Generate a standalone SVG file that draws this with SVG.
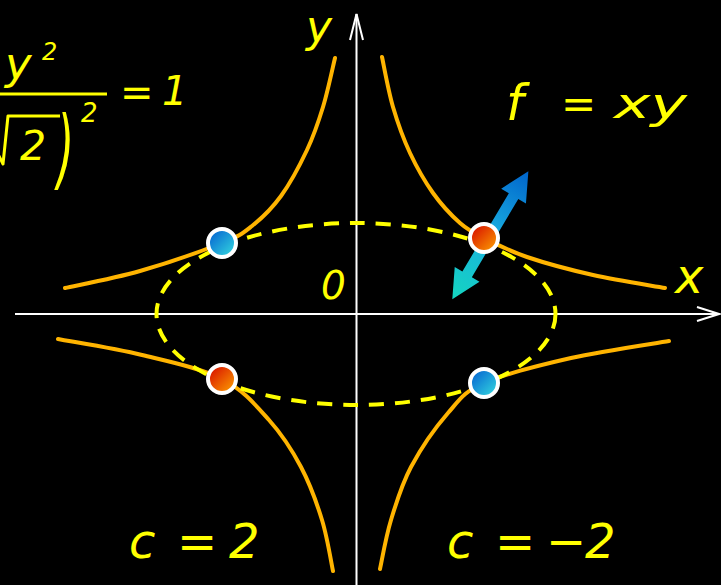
--
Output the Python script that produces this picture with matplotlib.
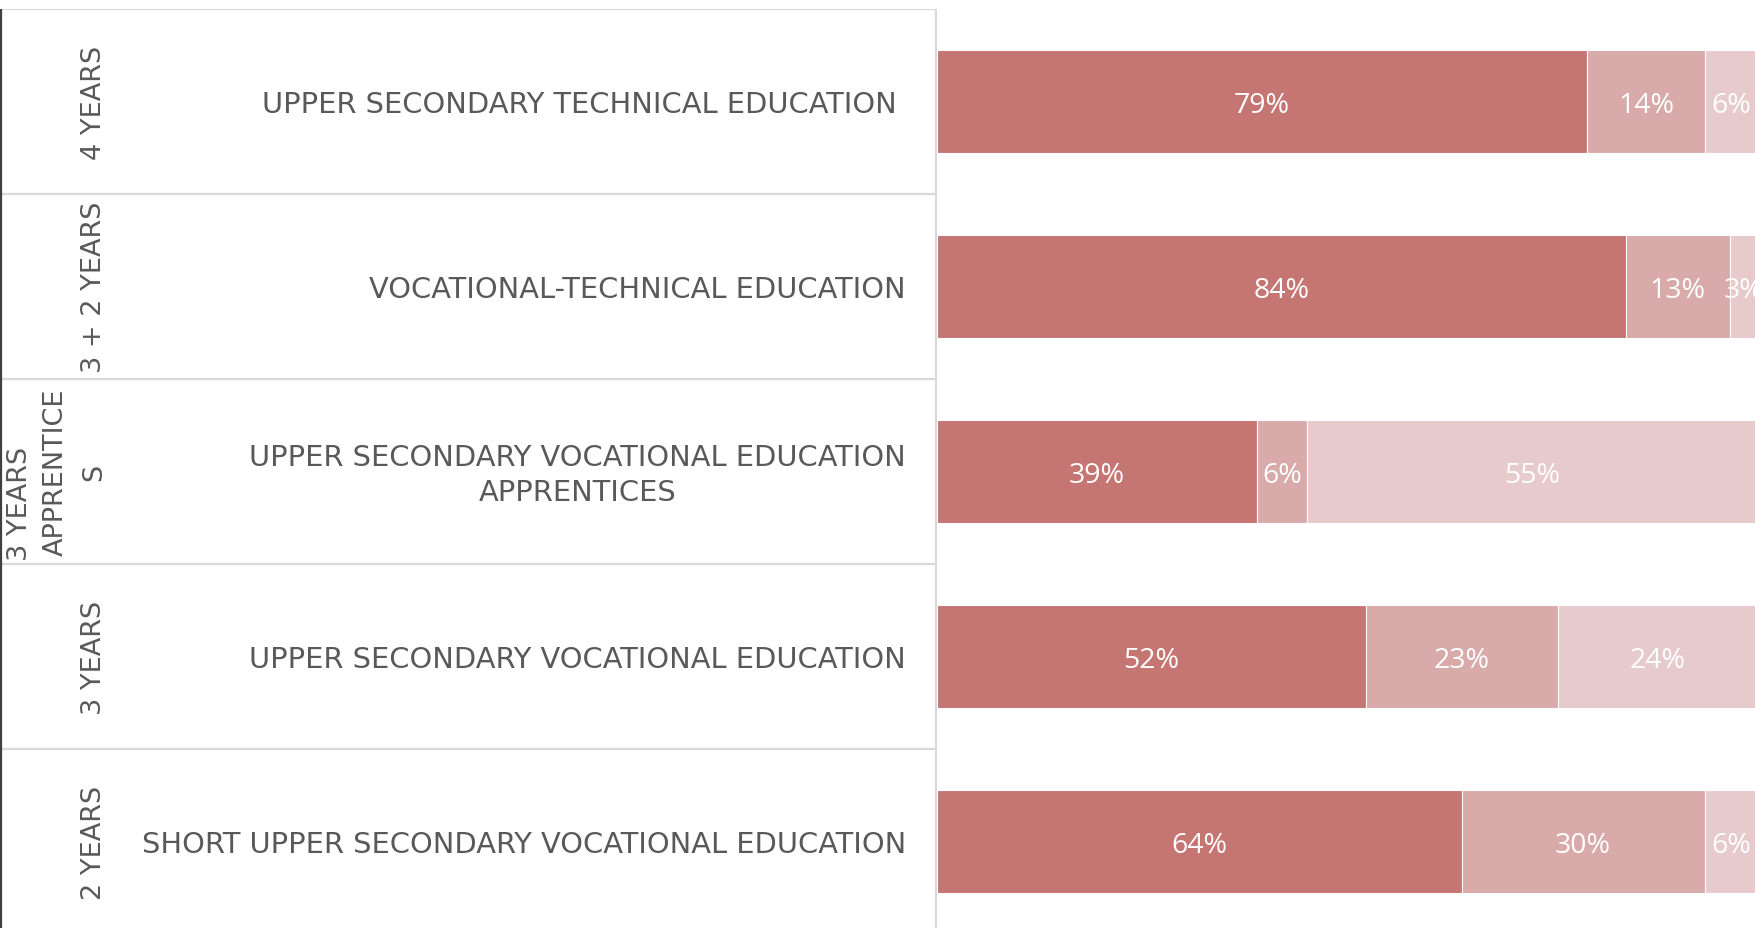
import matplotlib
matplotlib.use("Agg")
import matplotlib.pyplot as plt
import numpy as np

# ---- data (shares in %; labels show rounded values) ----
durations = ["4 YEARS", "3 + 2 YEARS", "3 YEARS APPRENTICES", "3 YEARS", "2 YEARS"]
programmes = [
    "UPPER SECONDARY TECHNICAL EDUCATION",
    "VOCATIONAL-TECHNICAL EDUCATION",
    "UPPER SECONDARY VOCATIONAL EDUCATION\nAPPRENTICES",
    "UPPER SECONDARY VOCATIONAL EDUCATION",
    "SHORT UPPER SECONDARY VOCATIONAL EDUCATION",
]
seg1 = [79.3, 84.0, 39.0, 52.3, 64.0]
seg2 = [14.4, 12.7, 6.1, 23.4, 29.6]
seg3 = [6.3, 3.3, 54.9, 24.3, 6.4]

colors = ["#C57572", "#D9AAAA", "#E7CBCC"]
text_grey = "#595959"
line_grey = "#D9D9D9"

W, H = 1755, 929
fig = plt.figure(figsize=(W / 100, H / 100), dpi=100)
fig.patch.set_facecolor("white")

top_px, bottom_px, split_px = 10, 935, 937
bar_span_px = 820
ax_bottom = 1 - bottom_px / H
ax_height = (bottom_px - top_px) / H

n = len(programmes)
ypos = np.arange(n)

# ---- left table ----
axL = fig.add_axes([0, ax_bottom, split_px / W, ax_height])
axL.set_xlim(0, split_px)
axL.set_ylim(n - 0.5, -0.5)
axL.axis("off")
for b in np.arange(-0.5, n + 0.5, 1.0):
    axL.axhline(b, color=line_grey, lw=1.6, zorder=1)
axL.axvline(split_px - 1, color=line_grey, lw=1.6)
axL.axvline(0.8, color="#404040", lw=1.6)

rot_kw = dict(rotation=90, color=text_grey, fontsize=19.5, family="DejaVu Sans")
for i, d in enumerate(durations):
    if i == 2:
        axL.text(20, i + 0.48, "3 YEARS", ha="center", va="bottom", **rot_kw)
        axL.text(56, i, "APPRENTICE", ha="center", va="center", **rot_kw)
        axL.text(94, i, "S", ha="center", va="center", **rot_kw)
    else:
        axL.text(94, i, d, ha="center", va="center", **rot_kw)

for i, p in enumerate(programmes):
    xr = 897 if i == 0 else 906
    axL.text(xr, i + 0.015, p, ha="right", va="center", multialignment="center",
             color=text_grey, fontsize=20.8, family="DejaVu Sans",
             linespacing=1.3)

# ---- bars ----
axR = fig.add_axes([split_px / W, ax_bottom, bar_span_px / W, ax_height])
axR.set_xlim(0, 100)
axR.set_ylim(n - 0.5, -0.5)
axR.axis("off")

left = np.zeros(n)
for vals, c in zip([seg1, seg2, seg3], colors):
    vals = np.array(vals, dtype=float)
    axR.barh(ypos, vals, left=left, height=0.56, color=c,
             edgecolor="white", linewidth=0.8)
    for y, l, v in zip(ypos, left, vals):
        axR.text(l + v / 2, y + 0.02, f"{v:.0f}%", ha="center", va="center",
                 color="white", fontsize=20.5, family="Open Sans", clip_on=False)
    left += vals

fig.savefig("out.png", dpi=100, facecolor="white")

What is needed: Return exactly the lines from the one with "Output the Python" to the one with "import numpy as np", both ends kept, and only those. Images are left out.

In response:
Output the Python script that produces this picture with matplotlib.
import matplotlib
matplotlib.use("Agg")
import matplotlib.pyplot as plt
import numpy as np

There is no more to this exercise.